See the photo below? Take a close look at the back of the altar. The wall doesn’t extend, but it’s a tromp l’oeil effect. Neat, huh?
This life size statue called El Caballero de Paris. It’s located on the sidewalk just in front of the entrance. You’ll notice that the statue’s beard and finger shines! It’s constantly polished from people touching it because they believe it will bring them luck. Embarrassed when I noticed where the finger is pointing; I didn’t have another photo! I took the photo so quickly just to take advantage of the rare time that it wasn’t surrounded by throngs of people!
United Buddy Bears
We had a special treat when we were in Havana in February 2015. The United Buddy Bears were on display in the square! I had never heard of the United Buddy Bears before this. It originated in Berlin in 2001. The United Buddy Bears promote “living together in peace and harmony“. Their motto is:
“We have to get to know each other better …
… it makes us understand one another better,
trust each other more, and live together more peacefully.”
There is a bear representing each of the 140 countries on display. “The international artists’ different styles are joined together in one work of art, spreading zest for life. … The Message: The Buddy Bears stand together “hand in hand”, symbolising the future vision of a peaceful world. Each bear stands for the people of the different countries and their culture, yet not for political systems.” Click here to read more about the Buddy Bears and when it might be coming to your city!
Now, if you take a look at the next few photos below, you can see the bears surrounding the square.
Of course, aside from the bears, are the beautiful buildings. The Terminal Sierra Maestra building will most likely be the one that will catch your eye as soon as you enter the square. With its pale coloured facade, it is a contrast to all the other buildings in this square.

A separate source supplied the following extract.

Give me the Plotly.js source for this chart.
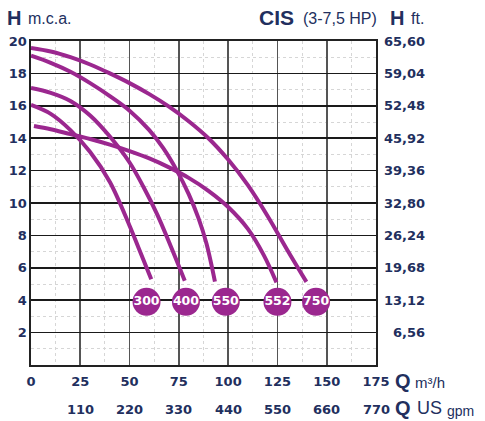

We had to search for Canada’s bear and here it is! So, I didn’t quite get the pixels but here’s the artist, Trevor Good’s explanation on the design and you can click here for the site: “The motifs are based on classic Canadian paintings and reflect what I believe to be an essential part of being Canadian: The physical magnitude of the land that is Canada creates a distinctive feeling of modesty. I the relationship between the pixels and the image is just like the project of the bears: many individual objects coming together to present a feeling of empowerment and also recognition that this world needs cooperation and respect; we all need to be humbled by something in our world, and in my own personal way I find this in art and nature.” If your country has a bear, you can find out about the artist’s interpretation for yourself here.
Across the basilica is the Chamber of Commerce which was built in 1909. It served as Cuba’s stock exchange until the revolution. Kinda reminds me of some of the Renaissance style architecture in Italy. The second photo below from Wikipedia shows the entire building.
As you exit the square from the other side of the basilica, you will come across this building. What I noted from the building is the clock at the top. Not sure if you can see it but the number 4 is shown as Roman numeral “IIII” instead of “IX”. This caught my eye because we had bought a clock for our house that also had the Roman numeral “IIII”. I did a little search and there really isn’t a clear answer. But what I was given as an explanation at the time was that the use of “IIII” creates a visual symmetry. Other explanations provided is that it is the old Roman numeral way to depict the number 4.